While the telecom behemoth has had its fair share of issues amid the ongoing COVID-19 crisis, it’s hard to ignore the meaningful catalysts that may be just around the corner.
Most notably, the 5G upgrade cycle is on the horizon. The main attraction to Verizon may very well be that you’ll stand to be invested alongside Warren Buffett. As of the last 13-F filing, Verizon comprises around 3% of the portfolio of Berkshire Hathaway (NYSE:) (BRK.A). A modest position. But also one that’s Berkshire’s seventh-largest.
In any case, I think Verizon stock is too cheap to pass up for income investors. As such, I am bullish on the name, despite its recent headwinds.
Verizon Showing Signs of Life
For the second quarter, Verizon showed signs of life, with much-improved customer additions (275,000 in the way of wireless postpaid phones), after exhibiting weakness in the first quarter, which was pretty much in line with expectations.
The quarter was nothing extraordinary, especially compared to the second quarter of 2020. It’s the path ahead though, that should have investors excited. Verizon is poised to profit as the next generation of mobile devices are released.
Undoubtedly, the Apple (NASDAQ:) iPhone 13 could spark meaningful growth as it coincides with a pick-up in consumer spending. Many reluctant consumers have yet to upgrade to the latest and greatest 5G network. Over the next year, as pandemic headwinds fade, things could finally align for the U.S. telecom titans.

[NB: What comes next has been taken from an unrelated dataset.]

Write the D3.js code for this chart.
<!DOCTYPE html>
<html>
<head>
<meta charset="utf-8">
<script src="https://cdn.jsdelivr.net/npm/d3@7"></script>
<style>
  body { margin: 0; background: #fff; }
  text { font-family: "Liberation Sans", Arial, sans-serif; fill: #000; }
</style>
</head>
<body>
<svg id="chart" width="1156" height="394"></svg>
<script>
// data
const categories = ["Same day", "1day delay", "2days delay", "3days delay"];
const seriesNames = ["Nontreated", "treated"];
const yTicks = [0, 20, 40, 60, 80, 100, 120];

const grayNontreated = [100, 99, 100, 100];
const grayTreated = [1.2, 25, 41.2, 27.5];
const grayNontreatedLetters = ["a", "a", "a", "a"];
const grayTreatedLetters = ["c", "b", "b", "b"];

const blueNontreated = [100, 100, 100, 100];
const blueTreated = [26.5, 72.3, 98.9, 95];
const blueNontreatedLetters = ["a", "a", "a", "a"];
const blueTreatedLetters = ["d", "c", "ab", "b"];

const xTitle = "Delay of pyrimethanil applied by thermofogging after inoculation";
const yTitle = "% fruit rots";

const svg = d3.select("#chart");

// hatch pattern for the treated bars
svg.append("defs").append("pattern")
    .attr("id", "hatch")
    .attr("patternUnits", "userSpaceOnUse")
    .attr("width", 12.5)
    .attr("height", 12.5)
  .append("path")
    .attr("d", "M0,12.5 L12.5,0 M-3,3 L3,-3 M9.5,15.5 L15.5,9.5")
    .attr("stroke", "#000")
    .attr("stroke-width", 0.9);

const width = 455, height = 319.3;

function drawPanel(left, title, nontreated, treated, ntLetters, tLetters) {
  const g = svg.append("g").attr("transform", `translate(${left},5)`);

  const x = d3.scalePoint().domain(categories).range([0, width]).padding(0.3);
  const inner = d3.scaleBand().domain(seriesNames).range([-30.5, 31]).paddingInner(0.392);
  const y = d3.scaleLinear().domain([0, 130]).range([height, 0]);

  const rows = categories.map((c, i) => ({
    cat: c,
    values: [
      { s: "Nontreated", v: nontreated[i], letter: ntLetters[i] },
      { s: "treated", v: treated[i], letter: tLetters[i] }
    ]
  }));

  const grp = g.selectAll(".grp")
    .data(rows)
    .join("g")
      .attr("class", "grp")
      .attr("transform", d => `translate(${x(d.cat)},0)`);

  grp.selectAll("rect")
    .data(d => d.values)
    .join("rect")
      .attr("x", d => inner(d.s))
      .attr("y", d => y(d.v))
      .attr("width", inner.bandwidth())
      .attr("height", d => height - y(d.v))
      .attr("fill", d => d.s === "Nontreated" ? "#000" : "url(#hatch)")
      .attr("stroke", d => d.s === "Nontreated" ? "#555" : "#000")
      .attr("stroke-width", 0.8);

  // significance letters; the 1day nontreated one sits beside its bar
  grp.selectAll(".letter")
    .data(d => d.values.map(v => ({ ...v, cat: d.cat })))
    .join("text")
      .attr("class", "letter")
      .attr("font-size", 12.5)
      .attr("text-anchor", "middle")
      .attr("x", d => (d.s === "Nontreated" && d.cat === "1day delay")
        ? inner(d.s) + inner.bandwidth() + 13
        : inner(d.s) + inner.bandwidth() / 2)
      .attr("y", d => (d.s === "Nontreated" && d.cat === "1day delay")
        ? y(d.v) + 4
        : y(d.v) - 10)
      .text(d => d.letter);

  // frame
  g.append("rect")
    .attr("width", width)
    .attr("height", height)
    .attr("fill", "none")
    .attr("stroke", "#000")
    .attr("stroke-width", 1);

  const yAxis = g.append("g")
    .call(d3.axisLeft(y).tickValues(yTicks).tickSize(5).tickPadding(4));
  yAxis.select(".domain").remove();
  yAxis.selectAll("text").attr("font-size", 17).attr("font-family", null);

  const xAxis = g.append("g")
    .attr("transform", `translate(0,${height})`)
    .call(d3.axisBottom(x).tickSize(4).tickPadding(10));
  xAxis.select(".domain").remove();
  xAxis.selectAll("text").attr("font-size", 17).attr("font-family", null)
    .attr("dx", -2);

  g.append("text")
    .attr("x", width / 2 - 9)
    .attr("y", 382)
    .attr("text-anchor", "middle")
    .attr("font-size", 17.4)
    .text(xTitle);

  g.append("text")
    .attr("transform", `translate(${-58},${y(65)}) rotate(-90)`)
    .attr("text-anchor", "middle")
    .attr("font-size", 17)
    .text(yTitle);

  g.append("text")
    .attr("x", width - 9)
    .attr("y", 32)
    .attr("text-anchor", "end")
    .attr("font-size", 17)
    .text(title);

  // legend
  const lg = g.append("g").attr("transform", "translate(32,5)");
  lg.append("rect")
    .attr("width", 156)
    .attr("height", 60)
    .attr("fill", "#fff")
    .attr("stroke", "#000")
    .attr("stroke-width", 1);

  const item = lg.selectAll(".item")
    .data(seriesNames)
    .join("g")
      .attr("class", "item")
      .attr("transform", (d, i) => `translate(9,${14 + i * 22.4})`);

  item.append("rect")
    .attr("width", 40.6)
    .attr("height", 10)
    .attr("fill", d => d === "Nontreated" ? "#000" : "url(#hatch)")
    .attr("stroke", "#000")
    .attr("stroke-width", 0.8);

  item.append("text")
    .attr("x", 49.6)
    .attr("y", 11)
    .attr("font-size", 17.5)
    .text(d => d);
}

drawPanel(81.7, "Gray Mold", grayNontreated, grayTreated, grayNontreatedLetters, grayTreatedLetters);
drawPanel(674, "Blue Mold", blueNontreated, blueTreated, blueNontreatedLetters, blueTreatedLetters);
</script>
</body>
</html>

Still, Apple looks to be a double-edged sword through the eyes of a telecom. Rumours have swirled that Apple’s next flagship device could include LEO (Low Earth Orbit) satellite connectivity, which would allow such devices the ability to text and call from outside the range of a given telecom’s coverage zone.
Could LEO Impact Demand for Verizon?
Not anytime soon. LEO connectivity is likely to be very limited upon launch, if it is, in fact, launched at Apple’s keynote on September 14. In areas where it is available, it’s unlikely to match the quality service offered by a major telecom.
Over the next 10 years and beyond, though, the answer is unclear. LEO does show some disruptive potential. In any case, I would not worry about Verizon being challenged on the mobile front, at least not anytime soon. The stock remains a relative bargain.
What I’d be more worried about is the potential impact of the BNPL (Buy Now, Pay Later) trend. Consumers may turn to the device manufacturers themselves, rather than opting to buy directly through a telecom. Regardless, Verizon stock is already so cheap that any impact is unlikely to be a major needle mover.
Wall Street’s Take
According to TipRanks’ consensus analyst rating, VZ stock comes in as a Moderate Buy. Out of 10 analyst ratings, there are five Buy recommendations, four Hold recommendations, and one Sell recommendation.
The average VZ price target is $61.78. Analyst price targets range from a low of $50 per share, to a high of $68 per share.
Disclosure: Joey Frenette owned shares of Apple and Berkshire Hathaway at the time of publication.